>> begin Provided data

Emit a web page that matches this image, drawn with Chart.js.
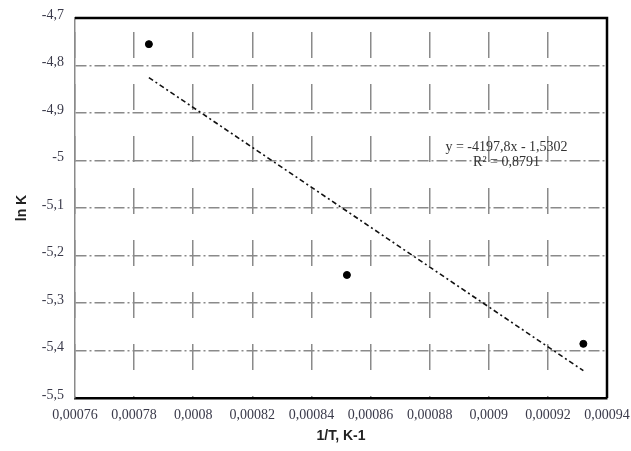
<!DOCTYPE html>
<html>
<head>
<meta charset="utf-8">
<script src="https://cdn.jsdelivr.net/npm/chart.js@4.4.1/dist/chart.umd.min.js"></script>
<style>
    html, body { margin: 0; padding: 0; background: #fff; }
    #wrap { width: 631px; height: 451px; position: relative; }
</style>
</head>
<body>
<div id="wrap"><canvas id="chart" width="631" height="451"></canvas></div>
<script>
// dados
const invT = [0.000785, 0.000852, 0.000932];
const lnK = [-4.755, -5.241, -5.386];

// linha de tendência (Excel): y = a*x + b
const trendSlope = -4197.8;
const trendIntercept = -1.5302;
const trendLabel = ['y = -4197,8x - 1,5302', 'R\u00b2 = 0,8791'];

const xTicks = [0.00076, 0.00078, 0.0008, 0.00082, 0.00084, 0.00086, 0.00088, 0.0009, 0.00092, 0.00094];
const xTickLabels = ['0,00076', '0,00078', '0,0008', '0,00082', '0,00084', '0,00086', '0,00088', '0,0009', '0,00092', '0,00094'];
const yTicks = [-4.7, -4.8, -4.9, -5, -5.1, -5.2, -5.3, -5.4, -5.5];
const yTickLabels = ['-4,7', '-4,8', '-4,9', '-5', '-5,1', '-5,2', '-5,3', '-5,4', '-5,5'];

const points = invT.map((x, i) => ({ x: x, y: lnK[i] }));
const xFirst = invT[0], xLast = invT[invT.length - 1];
const trend = [xFirst, xLast].map(x => ({ x: x, y: trendSlope * x + trendIntercept }));

// moldura superior/direita e texto da equação
const framePlugin = {
    id: 'frame',
    afterDatasetsDraw(chart) {
        const { ctx, chartArea: a, scales } = chart;
        ctx.save();
        ctx.strokeStyle = '#000';
        ctx.lineWidth = 2.5;
        ctx.beginPath();
        ctx.moveTo(a.left, a.top);
        ctx.lineTo(a.right, a.top);
        ctx.lineTo(a.right, a.bottom);
        ctx.stroke();

        // equação
        const ex = scales.x.getPixelForValue(0.000906);
        const ey = scales.y.getPixelForValue(-4.972);
        ctx.fillStyle = '#333';
        ctx.font = '14px "Liberation Serif", serif';
        ctx.textAlign = 'center';
        ctx.textBaseline = 'middle';
        ctx.fillText(trendLabel[0], ex, ey);
        ctx.fillText(trendLabel[1], ex, ey + 15);
        ctx.restore();
    }
};

new Chart(document.getElementById('chart'), {
    type: 'scatter',
    data: {
        datasets: [
            {
                label: 'ln K',
                data: points,
                backgroundColor: '#000',
                borderColor: '#000',
                pointRadius: 3.5,
                pointHoverRadius: 3.5,
                showLine: false
            },
            {
                label: 'tendência',
                data: trend,
                showLine: true,
                borderColor: '#111',
                borderWidth: 1.6,
                borderDash: [5, 3, 2, 3],
                pointRadius: 0,
                fill: false
            }
        ]
    },
    options: {
        responsive: false,
        animation: false,
        events: [],
        layout: { padding: { top: 18, right: 24, bottom: 0, left: 0 } },
        plugins: {
            legend: { display: false },
            tooltip: { enabled: false }
        },
        scales: {
            x: {
                type: 'linear',
                min: 0.00076,
                max: 0.00094,
                afterBuildTicks: s => { s.ticks = xTicks.map(v => ({ value: v })); },
                afterFit: s => {
                    s.height = 53;
                    s.paddingLeft = 0;
                    s.paddingRight = 0;
                },
                ticks: {
                    padding: 9,
                    color: '#3a3a4a',
                    font: { family: '"Liberation Serif", serif', size: 14 },
                    callback: (v, i) => xTickLabels[i]
                },
                grid: {
                    color: '#8a8a8a',
                    lineWidth: 1.5,
                    drawTicks: false
                },
                border: {
                    display: true,
                    color: '#000',
                    width: 2.5,
                    dash: [26, 26],
                    dashOffset: 38
                },
                title: {
                    display: true,
                    text: '1/T, K-1',
                    color: '#222',
                    font: { family: '"Liberation Sans", Arial, sans-serif', size: 14, weight: 'bold' },
                    padding: { top: 0, bottom: 6 }
                }
            },
            y: {
                type: 'linear',
                min: -5.5,
                max: -4.7,
                afterBuildTicks: s => { s.ticks = yTicks.map(v => ({ value: v })); },
                afterFit: s => {
                    s.width = 75;
                    s.paddingTop = 0;
                    s.paddingBottom = 0;
                },
                ticks: {
                    padding: 11,
                    labelOffset: -3,
                    color: '#3a3a4a',
                    font: { family: '"Liberation Serif", serif', size: 14 },
                    callback: (v, i) => yTickLabels[i]
                },
                grid: {
                    color: '#8a8a8a',
                    lineWidth: 1.5,
                    drawTicks: false
                },
                border: {
                    display: true,
                    color: '#8a8a8a',
                    width: 1.5,
                    dash: [11, 3, 2, 3]
                },
                title: {
                    display: true,
                    text: 'ln K',
                    color: '#222',
                    font: { family: '"Liberation Sans", Arial, sans-serif', size: 14, weight: 'bold' },
                    padding: { top: 14, bottom: 0 }
                }
            }
        }
    },
    plugins: [framePlugin]
});
</script>
</body>
</html>
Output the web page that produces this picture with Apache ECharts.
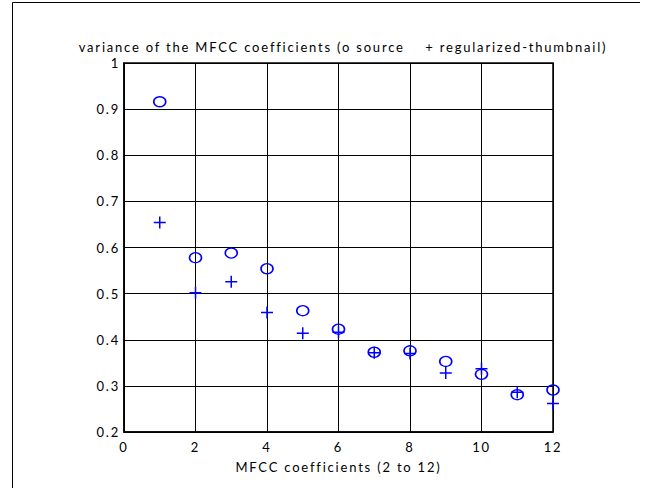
<!DOCTYPE html>
<html>
<head>
<meta charset="utf-8">
<script src="https://cdn.jsdelivr.net/npm/echarts@6/dist/echarts.min.js"></script>
<style>
  html, body { margin: 0; padding: 0; background: #fff; }
  #chart { width: 647px; height: 488px; }
  /* the figure's lettering is loosely tracked */
  #chart text { letter-spacing: 1.8px; }
</style>
</head>
<body>
<div id="chart"></div>
<script>
// MFCC coefficient index (2 to 12 plotted at positions 1..12)
const coeffIndex = [1, 2, 3, 4, 5, 6, 7, 8, 9, 10, 11, 12];
// variance of the source coefficients (o)
const sourceVariance = [0.916, 0.578, 0.588, 0.554, 0.463, 0.423, 0.373, 0.376, 0.353, 0.325, 0.281, 0.291];
// variance of the regularized-thumbnail coefficients (+)
const thumbVariance = [0.654, 0.502, 0.526, 0.459, 0.414, 0.416, 0.372, 0.370, 0.328, 0.337, 0.286, 0.262];

const titleText = 'variance of the MFCC coefficients (o source    + regularized-thumbnail)';
const xName = 'MFCC coefficients (2 to 12)';

const FONT = 'Lato, "Open Sans", sans-serif';
const BLUE = '#0000ff';

const chart = echarts.init(document.getElementById('chart'), null, { renderer: 'svg' });

const pairs = (ys) => coeffIndex.map((x, i) => [x, ys[i]]);

chart.setOption({
  backgroundColor: '#ffffff',
  animation: false,
  title: {
    text: titleText,
    left: 338,
    textAlign: 'center',
    top: 35,
    textStyle: { fontFamily: FONT, fontSize: 13, fontWeight: 'normal', color: '#000' }
  },
  graphic: [{
    type: 'polyline',
    shape: { points: [[12.5, 488], [12.5, 2.5], [640, 2.5]] },
    style: { stroke: '#000', lineWidth: 1, fill: 'none' },
    silent: true
  }],
  grid: {
    left: 124, right: 94, top: 63, bottom: 56,
    show: true, borderColor: '#000', borderWidth: 1.5, backgroundColor: 'transparent'
  },
  xAxis: {
    type: 'value', min: 0, max: 12, interval: 2,
    name: xName, nameLocation: 'middle', nameGap: 28,
    nameTextStyle: { fontFamily: FONT, fontSize: 13, color: '#000' },
    axisLine: { show: true, lineStyle: { color: '#000', width: 1.5 } },
    axisTick: { show: true, inside: true, length: 4, lineStyle: { color: '#000' } },
    axisLabel: { fontFamily: FONT, fontSize: 13, color: '#000', margin: 8 },
    splitLine: { show: true, lineStyle: { color: '#000', width: 1 } }
  },
  yAxis: {
    type: 'value', min: 0.2, max: 1, interval: 0.1,
    axisLine: { show: true, lineStyle: { color: '#000', width: 1.5 } },
    axisTick: { show: true, inside: true, length: 4, lineStyle: { color: '#000' } },
    axisLabel: {
      fontFamily: FONT, fontSize: 13, color: '#000', margin: 4,
      formatter: (v) => (Math.abs(v - 1) < 1e-9 ? '1' : v.toFixed(1))
    },
    splitLine: { show: true, lineStyle: { color: '#000', width: 1 } }
  },
  series: [
    {
      name: 'source',
      type: 'scatter',
      data: pairs(sourceVariance),
      symbol: 'circle',
      symbolSize: [12, 10],
      itemStyle: { color: 'rgba(0,0,0,0)', borderColor: BLUE, borderWidth: 1.5, opacity: 1 },
      z: 3
    },
    {
      name: 'regularized-thumbnail',
      type: 'scatter',
      data: pairs(thumbVariance),
      symbol: 'path://M0,5L10,5M5,0L5,10',
      symbolSize: [12, 12],
      itemStyle: { color: 'rgba(0,0,0,0)', borderColor: BLUE, borderWidth: 1.5, opacity: 1 },
      z: 3
    }
  ]
});
</script>
</body>
</html>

>> end Provided data

What the exercise asks: Locate all lines holding the word "that", then copy them out.

Written solution:
Emit a web page that matches this image, drawn with Chart.js.
Output the web page that produces this picture with Apache ECharts.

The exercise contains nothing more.